Australian motorcycle speedway rider

Clement Walter Mitchell (3 February 1908 – 28 February 1995) was an Australian international motorcycle speedway rider. He earned 29 international caps for the Australia national speedway team.

== Biography==
Mitchell, born in Blyth, South Australia, was brought over to the UK in 1930 by Roger Frogley, before he started his British leagues career racing a couple of times for Birmingham Perry Barr. The Birmingham team folded, leaving Mitchell to join the Crystal Palace Glaziers during the 1930 Speedway Southern League season. He was named in the Crystal Palace team for 1931 but he chose to stay in Australia for the season.

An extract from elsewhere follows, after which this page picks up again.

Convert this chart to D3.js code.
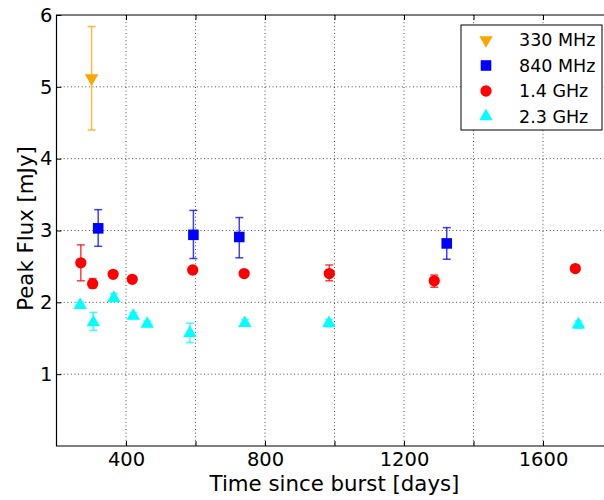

In 1932, the northern and southern leagues merged to form the National League and Mitchell returned to UK shores arriving to race for Crystal Palace again. He failed to make it out of the reserves and joined Plymouth Tigers mid-season.
Mitchell raced in Australia from 1933 to 1936 and was instrumental in setting up the debut's of Jack Milne and Cordy Milne in British speedway. Mitchell returned himself for the 1937 season, signing on with the Harringay Tigers before moving to New Cross Rangers the following season. He won the league title with New Cross in 1938.

After World War II, Mitchell joined Edinburgh Monarchs and spent fours seasons with the Scottish club from 1948 to 1952, before becoming their team manager.

==Family==
Mitchell's brother Lindsay Gordon Mitchell also rode professional speedway.